Non-normal data: why is it a problem?

  • Not all datasets fit neatly into the generalized linear model box
  • Many response variables can’t be “forced” to have normally distributed residuals
    • For example, what if y is a binary variable with only 0 and 1 values?
    • Or what if it is a highly skewed concentration variable with many values at or near zero, and a few high positive values?
  • In those cases, you cannot get residuals that are normally distributed, and centered at zero, with about half of them positive and half of them negative

Non-normal data: making predictions

  • Predictions made from a general linear mixed model fit to non-normal data often don’t make sense
    • Model fit to binary data may give you predicted probabilities greater than 1 or less than 0
    • Model fit to the skewed data may give you negative predictions
  • Even if you don’t care about prediction but only about inference, this is still a problem
  • If your model doesn’t make good predictions, it doesn’t fit the data well, and you need a good fit to make inference!
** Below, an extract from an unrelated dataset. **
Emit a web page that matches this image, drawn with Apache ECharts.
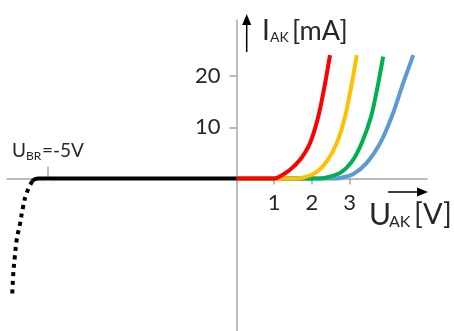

Dealing with non-normal data: transforming the data

  • Old school solution: transform the data!
  • Not ideal because it introduces bias (possible exception: log transformation)
  • We should find a model that fits the data, instead of torturing the data to make it fit the model
  • Better alternative: generalized linear models!

Generalized linear mixed models: an introduction

\[g(y) \sim \text{Distribution}(Xb + Zu | \theta), u \sim \text{Normal}(0, \sigma_u)\]

  • The distribution can be any of a wide variety of distributions, with parameters \(\theta\)
  • The left side now says \(g(y)\) instead of just \(y\): link function
    • Gives us the relationship between the distribution function and the predicted variable
    • Converts variables from the scale of the statistical distribution, to the scale of the data

Generalized linear model example: Orobanche seed germination

What is a generalized linear mixed model?

  • generalized: it allows for response distributions that aren’t normal
  • linear: Y is modeled as a linear combination of effects (multiply each variable by something, then add them together)
  • mixed: it includes both fixed and random effects
  • This example will be generalized and linear, but not mixed (fixed effects only)

Meet the example data

Image (c) Wikimedia Commons, user Eitan_f
  • crowder.seeds example dataset from agridat package
  • Orobanche aegyptiaca: parasitic plant with no chlorophyll, gets its energy from other plants’ roots
  • It needs a host to survive so the seeds do not germinate until they detect a nearby host by sensing chemicals in soil
  • 2×2 factorial experiment
    • Two Orobanche genotypes ('O73' and 'O75')
    • Treated with two different extracts (bean and cucumber)

Experimental design

  • Many plates, each with a variable number of seeds from one treatment combination
  • Completely randomized design: no blocks, so no random effects
    • n: total number of seeds on the plate
    • germ: the number of seeds that germinated
  • Compute and plot p (proportion of germinated seeds)
data(crowder.seeds)

crowder.seeds <- mutate(crowder.seeds, p = germ/n)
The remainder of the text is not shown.